At the time, the drummer had just recently started playing with other musicians. He'd practiced alone for several years until future Camel keyboardist Peter Bardens passed his home, heard the noise and asked him to join Peter B’s Looners.
The band soon attracted the interests of guitarist Green, who’d just completed a short stint with John Mayall’s Bluesbreakers as a temporary replacement for Eric Clapton and arrived for the Fleetwood audition a few days before the group's next show.

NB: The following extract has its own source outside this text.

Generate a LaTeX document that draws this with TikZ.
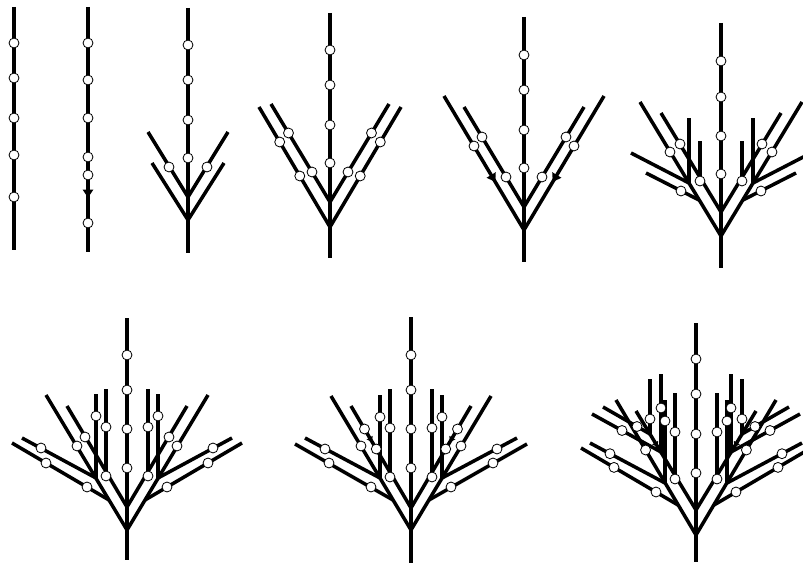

“This is where I have my instant confession, which is the first mistake I ever made,” Fleetwood told Classic Rock in a recent interview. “We’d already tried a couple of guitar players. But we’d heard about Greeny. He walked in with his Les Paul in a little brown case, almost like a cello case. He plugged in, and I remember saying to Peter Bardens, ‘I don’t think he’s good enough. … He keeps playing the same thing.’ And of course what I was hearing was the simplicity of Peter’s playing. But I got flustered, thinking, ‘Is he going to be able to learn all these songs in three days?’”
Fleetwood recalled, "Right there and then, much to Peter Bardens’ credit, he said, ‘Mick, you’re wrong. This guy has style and tone, and he’s funky as hell.’ Of course, Greeny got the gig. And I’ve never scrambled so fast in my life to keep up over the next couple of weeks. I ended up with my mouth hanging open, going, ‘Oh, shit!’ Of course, the irony of the story is that I’m the hugest advocate of Peter Green. So thank God I got side-whacked and told to shut up.”
The drummer said he was sad Green didn’t live to see the results of 2020’s tribute concert. He died soon after the star-studded event took place and after deciding, for his own reasons, not to attend. “We had his seat ready, should he change his mind,” Fleetwood noted.
“Whenever I play in England, I always [told him]: ‘Well, you come if you want to, Peter.’ And he did. A couple of times he came to Fleetwood Mac shows at Wembley. He didn’t come to this show. But he was looking forward to seeing the footage. That didn’t happen, sadly.”